Asian Property Review talks to Samantha Bray, Managing Director of Center for Responsible Travel (CREST) on how to deal with overtourism, the result of international tourism’s increasing popularity.


1. In recent months, cities and beaches like Venice, Barcelona, Boracay and Maya Bay (Thailand) are limiting or completely banning tourists. What are the pros and cons and are there other alternatives to these drastic measures?

Overtourism is an issue we’re looking at very closely at CREST, and we will be hosting a forum to discuss solutions on World Tourism Day, September 27, this year. International tourism is a wonderful and necessary occurrence for our global community. It puts much-needed money into economies and is a form of soft diplomacy – a tool for peace and understanding – when planned for and managed appropriately.

Unfortunately, the number of visitors coming to our world’s wonderful places are, in some cases, leading the places to be “loved to death.” We are all still grappling with how to manage this. In some situations, the environments of these places are in such danger, or the local communities have become so fed up, that banning or limiting visitors, at least for a short amount of time until a plan can be put into place, is the only option.

However, there are certainly other options: Staggering entry times for cruise or bus tourists; implementing ticketing or reservation systems; and levying new tourism taxes are options.
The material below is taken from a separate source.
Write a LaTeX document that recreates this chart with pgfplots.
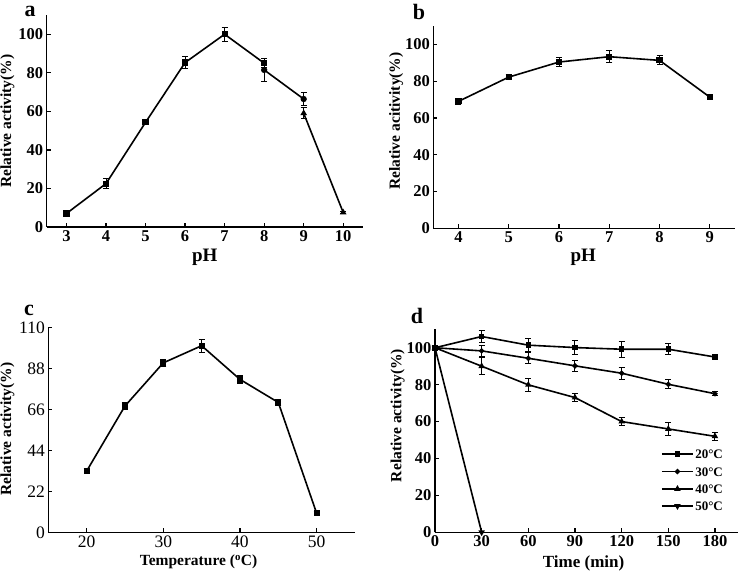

There are also more opportunities to promote lesser-known attractions to spread out the visitors. Amsterdam has been very innovative, creating an app called “Discover the City,” which sends the user a notification when certain sites are busier than normal and suggests alternatives.

Venice has recently proposed charging day-trippers to come into the city center, as stay-over visitors leave behind much more in the local economy. Dubrovnik, Croatia, has implemented a strategy to stagger cruise arrivals so as not to overwhelm the city, and has been backed in this effort by Cruise Lines International Association. Machu Picchu now only has two timed entries a day.
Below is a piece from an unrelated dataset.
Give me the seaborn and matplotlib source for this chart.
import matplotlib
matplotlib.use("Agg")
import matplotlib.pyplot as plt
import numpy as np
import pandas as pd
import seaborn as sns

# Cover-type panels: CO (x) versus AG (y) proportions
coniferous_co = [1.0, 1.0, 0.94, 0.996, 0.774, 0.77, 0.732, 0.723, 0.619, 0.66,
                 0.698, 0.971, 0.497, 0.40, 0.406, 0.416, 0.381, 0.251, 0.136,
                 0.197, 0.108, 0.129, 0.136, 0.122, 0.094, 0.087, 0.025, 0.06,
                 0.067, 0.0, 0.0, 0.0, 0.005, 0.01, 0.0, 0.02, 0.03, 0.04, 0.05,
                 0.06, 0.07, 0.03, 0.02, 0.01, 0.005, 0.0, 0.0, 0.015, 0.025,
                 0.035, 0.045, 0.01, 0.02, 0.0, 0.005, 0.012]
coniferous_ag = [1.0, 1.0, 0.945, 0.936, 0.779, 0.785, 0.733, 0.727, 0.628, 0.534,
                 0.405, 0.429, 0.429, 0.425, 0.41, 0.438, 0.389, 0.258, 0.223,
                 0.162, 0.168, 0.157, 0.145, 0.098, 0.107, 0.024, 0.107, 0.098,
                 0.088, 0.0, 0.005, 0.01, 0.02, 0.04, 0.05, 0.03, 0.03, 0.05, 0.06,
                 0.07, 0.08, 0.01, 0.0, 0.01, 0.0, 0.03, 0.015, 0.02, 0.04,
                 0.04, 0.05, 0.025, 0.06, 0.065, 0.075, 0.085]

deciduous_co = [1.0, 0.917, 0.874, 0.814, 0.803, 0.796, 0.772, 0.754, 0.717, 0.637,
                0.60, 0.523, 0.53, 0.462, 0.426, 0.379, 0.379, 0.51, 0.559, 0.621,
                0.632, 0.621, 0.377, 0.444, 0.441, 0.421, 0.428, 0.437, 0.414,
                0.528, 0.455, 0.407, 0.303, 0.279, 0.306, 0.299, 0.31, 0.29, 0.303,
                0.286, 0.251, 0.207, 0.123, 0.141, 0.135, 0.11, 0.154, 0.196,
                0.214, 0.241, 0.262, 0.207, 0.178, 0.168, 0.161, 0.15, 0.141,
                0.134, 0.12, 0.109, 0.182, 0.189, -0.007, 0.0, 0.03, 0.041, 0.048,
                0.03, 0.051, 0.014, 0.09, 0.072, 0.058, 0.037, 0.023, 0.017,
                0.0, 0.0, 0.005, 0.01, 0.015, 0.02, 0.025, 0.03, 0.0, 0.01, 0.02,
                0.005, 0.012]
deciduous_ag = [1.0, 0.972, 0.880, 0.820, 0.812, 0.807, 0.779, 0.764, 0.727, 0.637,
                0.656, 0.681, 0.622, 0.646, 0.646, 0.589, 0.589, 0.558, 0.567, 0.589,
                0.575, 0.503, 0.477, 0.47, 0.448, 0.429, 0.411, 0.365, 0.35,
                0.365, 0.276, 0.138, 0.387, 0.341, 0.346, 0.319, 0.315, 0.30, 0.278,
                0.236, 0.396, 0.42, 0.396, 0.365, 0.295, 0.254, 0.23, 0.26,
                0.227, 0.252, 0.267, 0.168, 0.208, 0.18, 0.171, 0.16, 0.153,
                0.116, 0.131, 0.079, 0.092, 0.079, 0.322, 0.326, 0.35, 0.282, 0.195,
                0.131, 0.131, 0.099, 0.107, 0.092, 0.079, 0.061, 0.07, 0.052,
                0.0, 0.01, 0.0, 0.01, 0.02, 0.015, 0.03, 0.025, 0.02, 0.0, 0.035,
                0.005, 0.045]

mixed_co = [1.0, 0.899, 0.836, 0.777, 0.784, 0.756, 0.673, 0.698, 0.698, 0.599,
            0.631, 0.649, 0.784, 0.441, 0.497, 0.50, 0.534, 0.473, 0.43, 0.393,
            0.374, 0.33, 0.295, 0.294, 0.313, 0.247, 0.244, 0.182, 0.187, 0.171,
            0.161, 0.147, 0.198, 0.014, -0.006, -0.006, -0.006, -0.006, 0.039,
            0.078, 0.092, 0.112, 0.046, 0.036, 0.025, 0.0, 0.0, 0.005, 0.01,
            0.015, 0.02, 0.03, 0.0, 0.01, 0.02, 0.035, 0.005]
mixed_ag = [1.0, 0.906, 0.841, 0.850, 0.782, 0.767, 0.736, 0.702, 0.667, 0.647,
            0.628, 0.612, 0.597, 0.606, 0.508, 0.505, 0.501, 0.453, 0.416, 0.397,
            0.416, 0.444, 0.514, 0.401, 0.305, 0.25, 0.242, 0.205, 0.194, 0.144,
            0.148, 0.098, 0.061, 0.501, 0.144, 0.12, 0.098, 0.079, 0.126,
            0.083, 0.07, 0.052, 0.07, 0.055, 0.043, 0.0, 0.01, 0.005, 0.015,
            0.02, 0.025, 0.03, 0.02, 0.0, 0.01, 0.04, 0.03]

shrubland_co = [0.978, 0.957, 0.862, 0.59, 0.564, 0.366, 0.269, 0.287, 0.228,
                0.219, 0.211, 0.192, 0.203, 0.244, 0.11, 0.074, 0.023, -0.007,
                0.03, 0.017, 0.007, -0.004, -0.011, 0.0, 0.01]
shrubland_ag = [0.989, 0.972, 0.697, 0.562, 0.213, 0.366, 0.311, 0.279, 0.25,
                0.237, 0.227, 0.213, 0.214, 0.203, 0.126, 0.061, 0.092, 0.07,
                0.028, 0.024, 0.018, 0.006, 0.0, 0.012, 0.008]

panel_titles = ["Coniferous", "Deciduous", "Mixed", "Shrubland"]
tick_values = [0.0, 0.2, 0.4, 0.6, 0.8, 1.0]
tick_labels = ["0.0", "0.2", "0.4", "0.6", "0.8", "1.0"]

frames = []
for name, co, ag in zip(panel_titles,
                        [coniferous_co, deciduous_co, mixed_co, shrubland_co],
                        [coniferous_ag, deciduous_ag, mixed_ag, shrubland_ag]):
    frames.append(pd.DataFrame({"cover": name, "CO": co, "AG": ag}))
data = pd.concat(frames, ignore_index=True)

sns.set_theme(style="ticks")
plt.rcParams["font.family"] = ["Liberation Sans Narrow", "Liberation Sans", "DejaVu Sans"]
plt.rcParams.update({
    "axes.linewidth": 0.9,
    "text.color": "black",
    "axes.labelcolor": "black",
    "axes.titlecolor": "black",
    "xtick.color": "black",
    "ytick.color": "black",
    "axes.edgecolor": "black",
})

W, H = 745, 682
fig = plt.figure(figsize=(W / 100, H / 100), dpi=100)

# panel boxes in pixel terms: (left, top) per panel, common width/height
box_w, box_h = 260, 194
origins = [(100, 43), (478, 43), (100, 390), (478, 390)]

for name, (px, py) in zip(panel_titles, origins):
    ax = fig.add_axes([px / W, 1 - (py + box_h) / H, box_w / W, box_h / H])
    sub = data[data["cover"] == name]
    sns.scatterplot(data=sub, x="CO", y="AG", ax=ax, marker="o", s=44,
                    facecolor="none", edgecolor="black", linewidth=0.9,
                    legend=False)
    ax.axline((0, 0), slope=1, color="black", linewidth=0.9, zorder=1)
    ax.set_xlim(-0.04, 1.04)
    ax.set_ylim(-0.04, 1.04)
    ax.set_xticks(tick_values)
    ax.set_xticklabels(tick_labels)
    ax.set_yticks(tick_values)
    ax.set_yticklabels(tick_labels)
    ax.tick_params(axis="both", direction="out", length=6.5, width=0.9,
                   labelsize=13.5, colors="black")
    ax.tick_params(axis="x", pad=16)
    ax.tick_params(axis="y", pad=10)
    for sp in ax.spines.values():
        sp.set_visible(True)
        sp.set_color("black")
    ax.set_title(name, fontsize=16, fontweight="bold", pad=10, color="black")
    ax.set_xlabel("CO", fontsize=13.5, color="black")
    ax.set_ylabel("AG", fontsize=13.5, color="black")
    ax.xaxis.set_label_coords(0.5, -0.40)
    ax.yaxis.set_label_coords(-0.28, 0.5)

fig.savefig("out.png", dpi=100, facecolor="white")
We will be exploring solutions to many different types of tourist destinations at our Forum, and shortly thereafter coming out with a book of compiled solutions that will be useful for other destinations grappling with how to enjoy the economic stimulus and cultural exchange of tourism but at the same time needing to ensure their precious sites are available for generations to come.

2. On a scale of 1 to 10 (10 being extremely successful), how has sustainable tourism fared so far compared to mass or mainstream tourism?

I would say we’re at about a 6, which is headed in the right direction! At CREST,
we view sustainable tourism as a three- pronged approach, involving socio-cultural, environmental, and economic planning. All three must be considered for a destination to truly be sustainable. The “sustainable tourism” movement really started in the 70s and 80s with small-scale ecotourism, and was given a worldwide platform when the United Nations designated 2002 as the International Year of Ecotourism. We just hit another landmark last year when 2017 was designated by the United Nations as the International Year of Sustainable Tourism for Development.

We are seeing an increasing number of travellers who are interested in authentic, localized experiences. They are turned off by run-of-the-mill attractions you could find anywhere. We are also seeing a growing number of destinations realizing that the very resources and attractions that draw tourists to visit them are in danger, so they are working to protect their environments, wildlife, and unique cultural attractions. These environments and cultures are what differentiates one destination from another.